| TASK PROMPT |
Write out the entire listing below exactly as it appears, minus any pictures.

| DATA IN THIS EXERCISE |
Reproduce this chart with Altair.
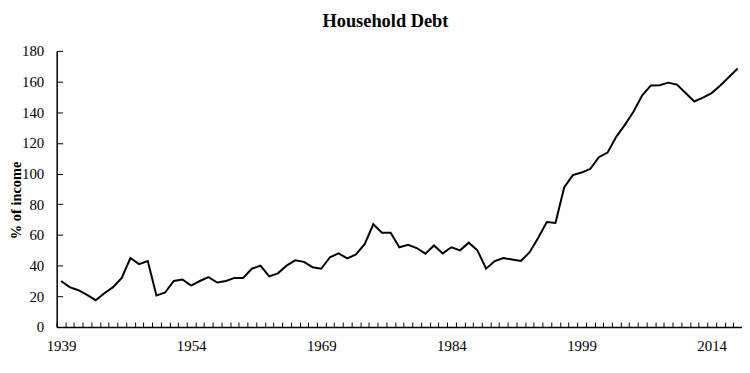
import altair as alt
import pandas as pd

years = list(range(1939, 2018))
debt = [30, 26, 24, 21, 17.5, 22, 26, 32, 45, 41, 43,
        20.5, 22.5, 30, 31, 27, 30, 32.5, 29, 30, 32,
        32, 38, 40, 33, 35, 40, 43.5, 42.5, 39, 38,
        45.5, 48, 44.7, 47.3, 54, 67, 61.5, 61.5, 52, 53.6,
        51.5, 47.8, 53.2, 48, 52, 50, 55, 50, 38, 43,
        45, 44, 43, 48.6, 58, 68.4, 67.8, 91, 99, 100.7,
        103, 110.7, 113.7, 124, 131.8, 140.5, 151, 157.5, 157.6, 159.3,
        158, 152.5, 147, 149.5, 152.5, 157.5, 163, 168.5]
x_labels = [1939, 1954, 1969, 1984, 1999, 2014]
y_ticks = [0, 20, 40, 60, 80, 100, 120, 140, 160, 180]

W, H = 690, 278
FONT = "Liberation Serif"

df = pd.DataFrame({"year": years, "debt": debt})
x_tick_pos = [years[0] - 0.5] + [y + 0.5 for y in years]

xscale = alt.Scale(domain=[years[0] - 0.5, years[-1] + 0.5], nice=False, zero=False)
yscale = alt.Scale(domain=[0, 180], nice=False)

# main axes: labels, domain lines, title
xaxis = alt.Axis(values=x_labels, format="d", title=None, grid=False,
                 ticks=False, tickSize=0, labelPadding=12,
                 labelFont=FONT, labelFontSize=15, labelColor="black",
                 domainColor="black", domainWidth=1.5)
yaxis = alt.Axis(values=y_ticks, title="% of income", grid=False,
                 ticks=False, tickSize=0, labelPadding=13,
                 labelFont=FONT, labelFontSize=15, labelColor="black",
                 domainColor="black", domainWidth=1.5,
                 titleFont=FONT, titleFontSize=14.5, titleFontWeight="bold",
                 titleColor="black", titleAngle=270, titleX=-36, titleY=150,
                 titleAlign="center", titleBaseline="alphabetic")

# tick-only axes moved onto the opposite side so their ticks point inward
xtick_axis = alt.Axis(orient="top", offset=-H, values=x_tick_pos, labels=False,
                      domain=False, grid=False, title=None, ticks=True,
                      tickSize=5, tickColor="black", tickWidth=1)
ytick_axis = alt.Axis(orient="right", offset=-W, values=y_ticks, labels=False,
                      domain=False, grid=False, title=None, ticks=True,
                      tickSize=6, tickColor="black", tickWidth=1)

line = alt.Chart(df).mark_line(color="black", strokeWidth=2).encode(
    x=alt.X("year:Q", scale=xscale, axis=xaxis),
    y=alt.Y("debt:Q", scale=yscale, axis=yaxis),
)

ghost = alt.Chart(df).mark_line(color="black", strokeWidth=2, opacity=0).encode(
    x=alt.X("year:Q", scale=xscale, axis=xtick_axis),
    y=alt.Y("debt:Q", scale=yscale, axis=ytick_axis),
)

chart = alt.layer(line, ghost).resolve_axis(
    x="independent", y="independent"
).properties(
    width=W, height=H,
    title=alt.TitleParams("Household Debt", font=FONT, fontSize=18.5,
                          fontWeight="bold", color="black", anchor="middle",
                          frame="group", dx=-14, offset=14),
    autosize=alt.AutoSizeParams(type="none"),
    padding={"left": 49, "top": 42, "right": 0, "bottom": 30},
).configure(background="white", view=alt.ViewConfig(stroke=None))

chart.save("out.html", embed_options={"renderer": "svg", "actions": False})
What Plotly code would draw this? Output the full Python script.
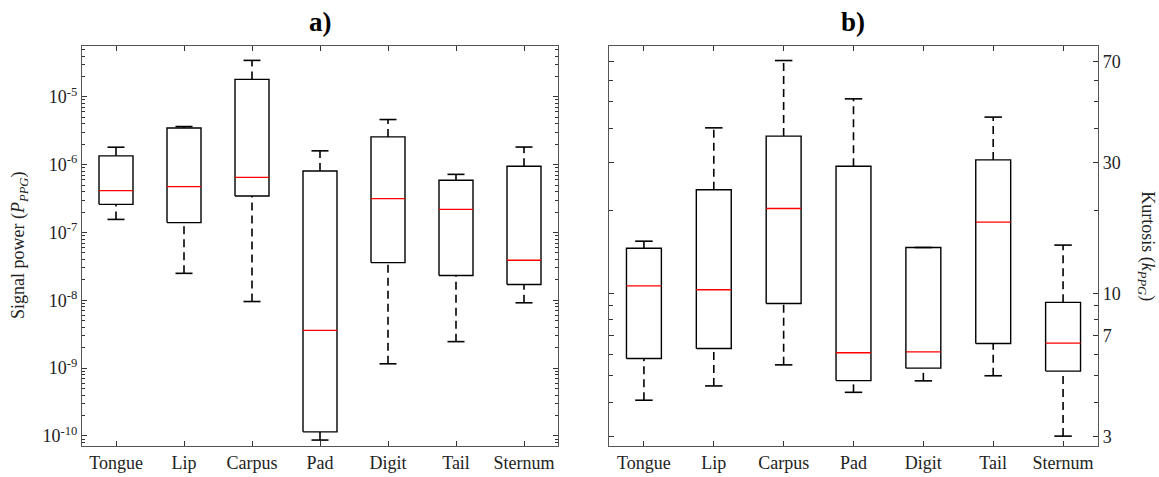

| WRITTEN SOLUTION |
Reproduce this chart with Altair.
import altair as alt
import pandas as pd

years = list(range(1939, 2018))
debt = [30, 26, 24, 21, 17.5, 22, 26, 32, 45, 41, 43,
        20.5, 22.5, 30, 31, 27, 30, 32.5, 29, 30, 32,
        32, 38, 40, 33, 35, 40, 43.5, 42.5, 39, 38,
        45.5, 48, 44.7, 47.3, 54, 67, 61.5, 61.5, 52, 53.6,
        51.5, 47.8, 53.2, 48, 52, 50, 55, 50, 38, 43,
        45, 44, 43, 48.6, 58, 68.4, 67.8, 91, 99, 100.7,
        103, 110.7, 113.7, 124, 131.8, 140.5, 151, 157.5, 157.6, 159.3,
        158, 152.5, 147, 149.5, 152.5, 157.5, 163, 168.5]
x_labels = [1939, 1954, 1969, 1984, 1999, 2014]
y_ticks = [0, 20, 40, 60, 80, 100, 120, 140, 160, 180]

W, H = 690, 278
FONT = "Liberation Serif"

df = pd.DataFrame({"year": years, "debt": debt})
x_tick_pos = [years[0] - 0.5] + [y + 0.5 for y in years]

xscale = alt.Scale(domain=[years[0] - 0.5, years[-1] + 0.5], nice=False, zero=False)
yscale = alt.Scale(domain=[0, 180], nice=False)

# main axes: labels, domain lines, title
xaxis = alt.Axis(values=x_labels, format="d", title=None, grid=False,
                 ticks=False, tickSize=0, labelPadding=12,
                 labelFont=FONT, labelFontSize=15, labelColor="black",
                 domainColor="black", domainWidth=1.5)
yaxis = alt.Axis(values=y_ticks, title="% of income", grid=False,
                 ticks=False, tickSize=0, labelPadding=13,
                 labelFont=FONT, labelFontSize=15, labelColor="black",
                 domainColor="black", domainWidth=1.5,
                 titleFont=FONT, titleFontSize=14.5, titleFontWeight="bold",
                 titleColor="black", titleAngle=270, titleX=-36, titleY=150,
                 titleAlign="center", titleBaseline="alphabetic")

# tick-only axes moved onto the opposite side so their ticks point inward
xtick_axis = alt.Axis(orient="top", offset=-H, values=x_tick_pos, labels=False,
                      domain=False, grid=False, title=None, ticks=True,
                      tickSize=5, tickColor="black", tickWidth=1)
ytick_axis = alt.Axis(orient="right", offset=-W, values=y_ticks, labels=False,
                      domain=False, grid=False, title=None, ticks=True,
                      tickSize=6, tickColor="black", tickWidth=1)

line = alt.Chart(df).mark_line(color="black", strokeWidth=2).encode(
    x=alt.X("year:Q", scale=xscale, axis=xaxis),
    y=alt.Y("debt:Q", scale=yscale, axis=yaxis),
)

ghost = alt.Chart(df).mark_line(color="black", strokeWidth=2, opacity=0).encode(
    x=alt.X("year:Q", scale=xscale, axis=xtick_axis),
    y=alt.Y("debt:Q", scale=yscale, axis=ytick_axis),
)

chart = alt.layer(line, ghost).resolve_axis(
    x="independent", y="independent"
).properties(
    width=W, height=H,
    title=alt.TitleParams("Household Debt", font=FONT, fontSize=18.5,
                          fontWeight="bold", color="black", anchor="middle",
                          frame="group", dx=-14, offset=14),
    autosize=alt.AutoSizeParams(type="none"),
    padding={"left": 49, "top": 42, "right": 0, "bottom": 30},
).configure(background="white", view=alt.ViewConfig(stroke=None))

chart.save("out.html", embed_options={"renderer": "svg", "actions": False})
What Plotly code would draw this? Output the full Python script.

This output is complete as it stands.